Accordingly, the correct choice is (ii) pentavalent impurity.

3. An intrinsic semiconductor can be converted into an extrinsic semiconductor by addition of ____________ This process is called ____________.

Ans: Impurity and doping.

4. Electrons in n-type semiconductor and holes in p-type semiconductor are the __________ carriers.

Ans: Majority.

Electrons dominate conduction in n-type material, while holes dominate in p-type; the less numerous species are called minority carriers.

5. An extrinsic semiconductor has _____________ resistivity as compared to an intrinsic semiconductor.

Ans Lower.

INTEXT QUESTIONS 28.2 

1. Fill in the blanks:

(a) When a p-n junction is formed, the _____________ diffuse across the junction.

Ans: Majority carriers.

(b) The region containing uncompensated acceptor and donor ions is called ___________ region.

Ans: Depletion.

(c) The barrier potential in silicon is ______________ V and in germanium, it is ___________ V.

Ans: 0.7 V (Si) and 0.3 V (Ge).

(d) In a p-n junction with no applied electric field, the electrons diffuse from n-region to p-type region as there is ___________ concentration of ____________ in n-region as compared to p-region.

Ans: Higher, electrons.

2. Choose the correct option:

(a) The potential barrier at the p-n junction is due to the charges on either side of the junction. These charges are:

(i) Majority carriers. 

(ii) Minority carriers.

(iii) Fixed donor and acceptor ions.

(iv) None of above.

Ans: (iii) fixed donor and acceptor ions.

(b) In a p-n junction without any external voltage, the junction current at equilibrium is:

(i) Due to diffusion of minority carriers only. 
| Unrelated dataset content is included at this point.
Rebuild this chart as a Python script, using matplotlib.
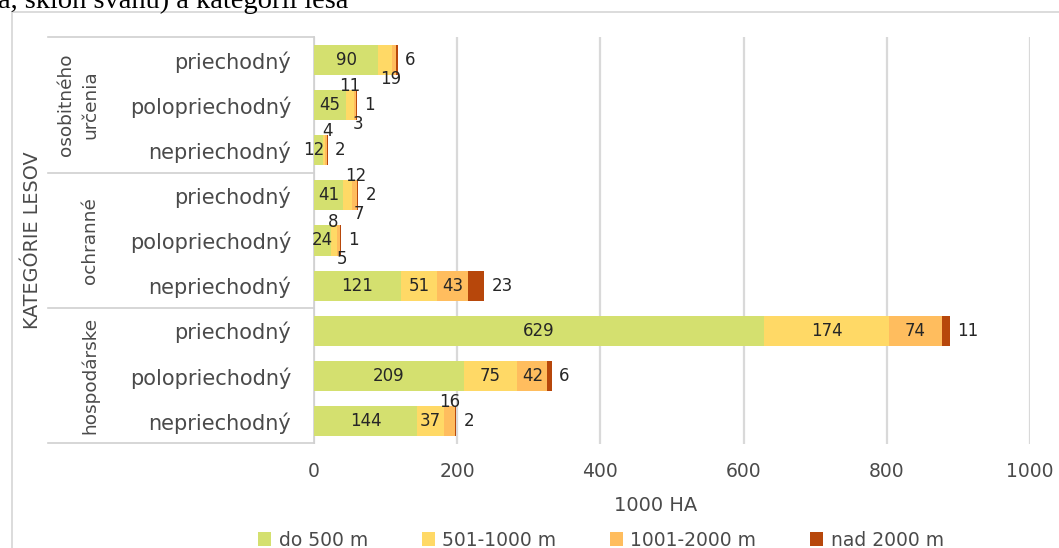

(ii) Due to diffusion of majority carriers only.

(iii) Zero, as no charges are crossing the junction. 

(iv) Zero, as equal and opposite charges are crossing the junction.

Ans: (iv) zero, as equal and opposite charges are crossing the junction.

(c) In a semiconductor diode, the barrier potential repels:

(i) Minority carriers in both the regions.

(ii) Majority carriers in both the regions.

(iii) Both the majority and the minority carriers. 

(iv) None of the above.

Ans: (ii) Majority carriers in both the regions.

3. Why is depletion region named so? What is depletion region made of?

Ans The term depletion region reflects the fact that this narrow zone on either side of the p-n junction has been depleted of all mobile charge carriers (free electrons in n-type and holes in p-type). As majority carriers diffuse and recombine, they leave their parent donor or acceptor atoms ionised but immobile. Consequently, the region contains only fixed, uncovered ions: positively charged donor ions on the n-side and negatively charged acceptor ions on the p-side. These opposite charges establish an internal electric field that opposes further carrier diffusion, creating a built-in potential barrier. The absence of mobile carriers gives the region high resistance and justifies the name “depletion.”